-- BEGIN DATASET EXCERPT --

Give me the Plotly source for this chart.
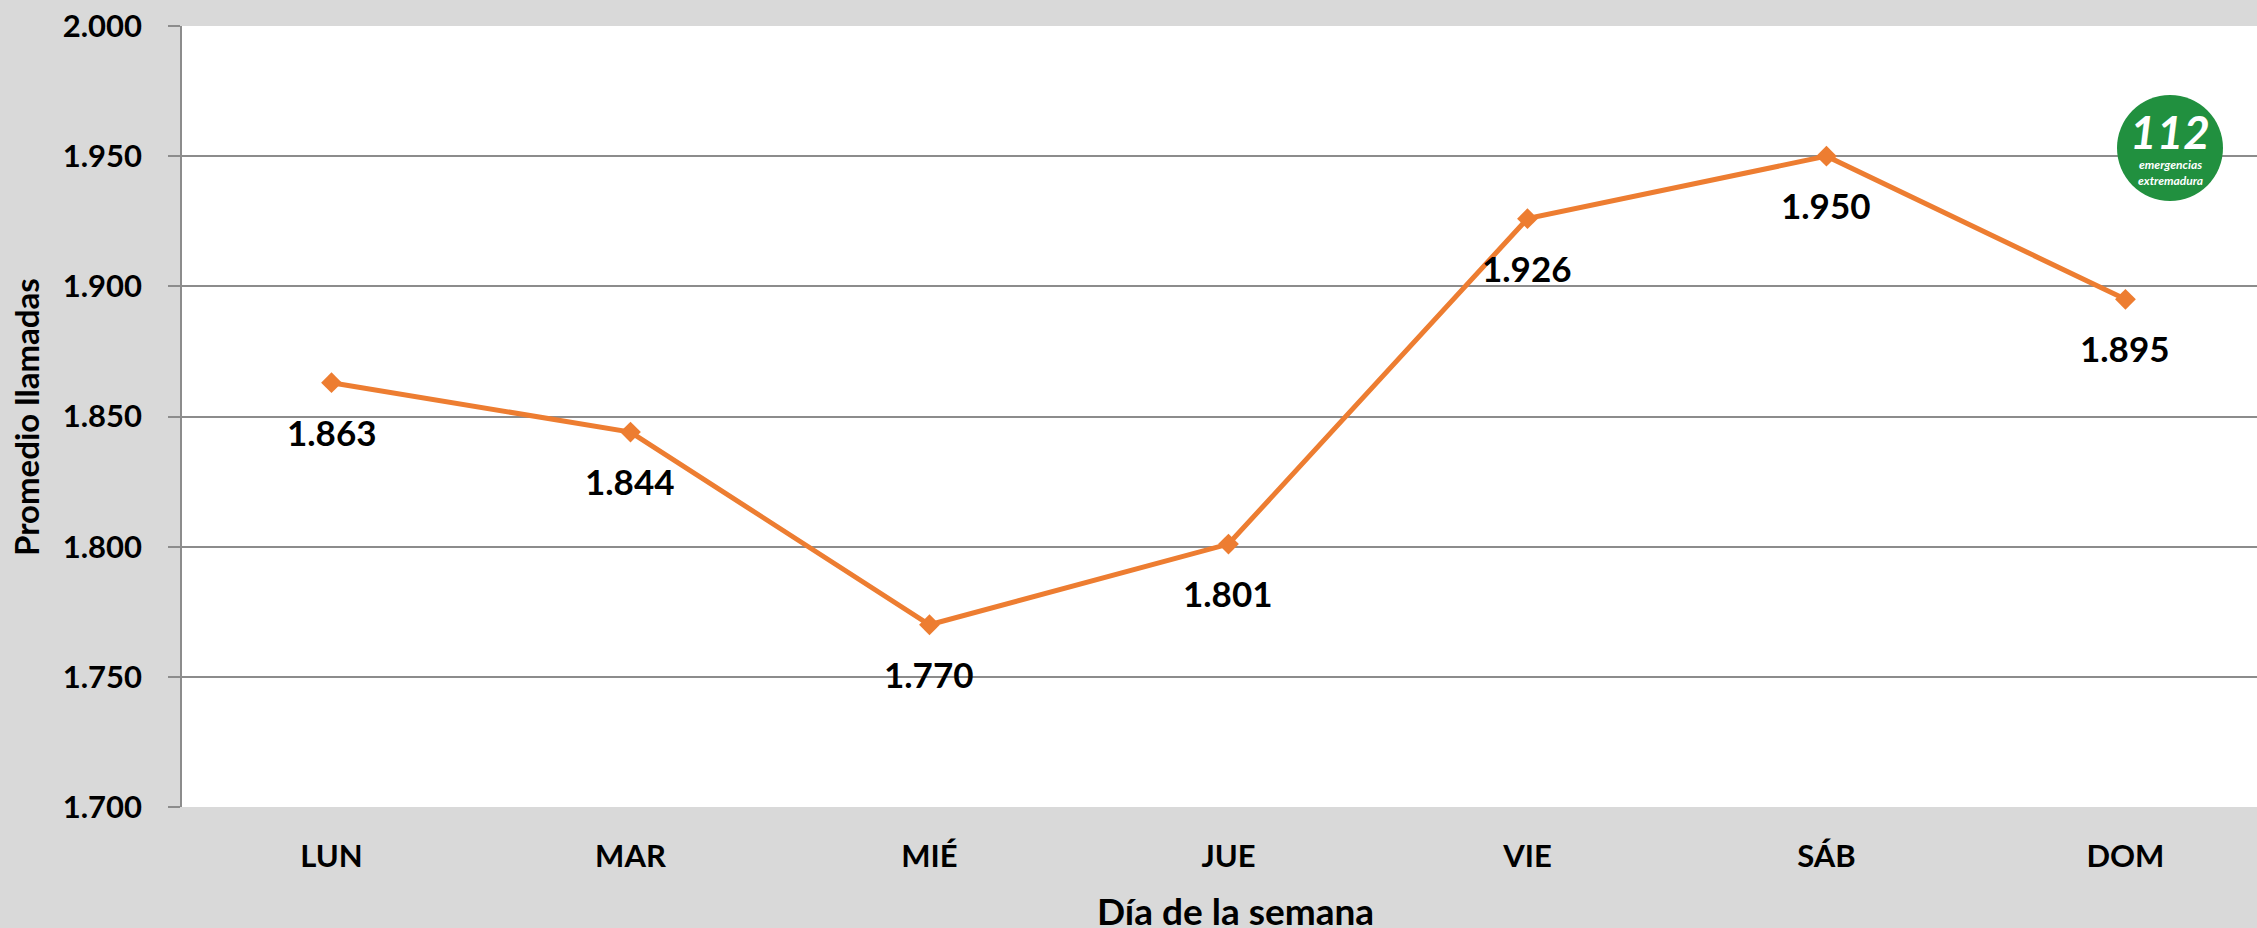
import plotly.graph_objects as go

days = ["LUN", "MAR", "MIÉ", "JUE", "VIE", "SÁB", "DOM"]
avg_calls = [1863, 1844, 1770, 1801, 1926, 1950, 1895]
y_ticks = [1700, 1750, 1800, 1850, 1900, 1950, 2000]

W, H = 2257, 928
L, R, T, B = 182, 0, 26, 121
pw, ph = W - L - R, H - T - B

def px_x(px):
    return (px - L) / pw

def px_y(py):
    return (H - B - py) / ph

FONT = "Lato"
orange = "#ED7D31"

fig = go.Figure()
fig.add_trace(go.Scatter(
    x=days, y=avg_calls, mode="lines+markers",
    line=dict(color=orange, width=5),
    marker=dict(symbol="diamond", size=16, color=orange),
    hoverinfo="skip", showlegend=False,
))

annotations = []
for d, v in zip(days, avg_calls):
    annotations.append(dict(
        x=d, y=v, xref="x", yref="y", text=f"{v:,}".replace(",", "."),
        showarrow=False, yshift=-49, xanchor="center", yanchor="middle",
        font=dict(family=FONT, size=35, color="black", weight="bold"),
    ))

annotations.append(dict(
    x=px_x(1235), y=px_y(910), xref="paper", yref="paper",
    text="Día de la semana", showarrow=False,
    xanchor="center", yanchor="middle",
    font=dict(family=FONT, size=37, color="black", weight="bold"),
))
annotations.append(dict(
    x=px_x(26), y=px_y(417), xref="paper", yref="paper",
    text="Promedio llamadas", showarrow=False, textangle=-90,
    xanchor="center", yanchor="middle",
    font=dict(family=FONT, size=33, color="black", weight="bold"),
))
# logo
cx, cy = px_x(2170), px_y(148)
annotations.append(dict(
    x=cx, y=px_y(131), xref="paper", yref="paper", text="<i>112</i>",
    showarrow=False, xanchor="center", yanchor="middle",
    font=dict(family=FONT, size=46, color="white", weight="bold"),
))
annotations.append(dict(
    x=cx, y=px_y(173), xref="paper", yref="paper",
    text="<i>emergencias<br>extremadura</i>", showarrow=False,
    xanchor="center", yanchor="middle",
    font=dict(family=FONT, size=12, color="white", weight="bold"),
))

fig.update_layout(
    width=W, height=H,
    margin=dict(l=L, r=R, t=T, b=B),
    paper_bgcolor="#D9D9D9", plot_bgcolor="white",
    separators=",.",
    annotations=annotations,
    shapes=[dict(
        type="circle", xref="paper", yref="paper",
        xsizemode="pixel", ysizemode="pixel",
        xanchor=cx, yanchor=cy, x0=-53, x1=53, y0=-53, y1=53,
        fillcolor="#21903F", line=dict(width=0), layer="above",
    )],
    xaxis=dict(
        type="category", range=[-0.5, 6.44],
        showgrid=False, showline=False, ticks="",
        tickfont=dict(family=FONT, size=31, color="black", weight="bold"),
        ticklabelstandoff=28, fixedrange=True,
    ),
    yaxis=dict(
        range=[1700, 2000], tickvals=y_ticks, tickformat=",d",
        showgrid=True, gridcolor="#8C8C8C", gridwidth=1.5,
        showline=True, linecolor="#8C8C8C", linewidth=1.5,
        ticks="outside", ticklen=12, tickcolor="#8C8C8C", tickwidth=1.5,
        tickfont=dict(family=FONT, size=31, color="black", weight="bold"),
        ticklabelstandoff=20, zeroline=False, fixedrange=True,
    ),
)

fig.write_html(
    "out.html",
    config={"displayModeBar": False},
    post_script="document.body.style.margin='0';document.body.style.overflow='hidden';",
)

-- END DATASET EXCERPT --

AIM OF THE TASK: Exactly restate the lines from the beginning of the data through the line with "return (px - L) / pw", and no others, keeping pictures out.

EXERCISE RESPONSE:
Give me the Plotly source for this chart.
import plotly.graph_objects as go

days = ["LUN", "MAR", "MIÉ", "JUE", "VIE", "SÁB", "DOM"]
avg_calls = [1863, 1844, 1770, 1801, 1926, 1950, 1895]
y_ticks = [1700, 1750, 1800, 1850, 1900, 1950, 2000]

W, H = 2257, 928
L, R, T, B = 182, 0, 26, 121
pw, ph = W - L - R, H - T - B

def px_x(px):
    return (px - L) / pw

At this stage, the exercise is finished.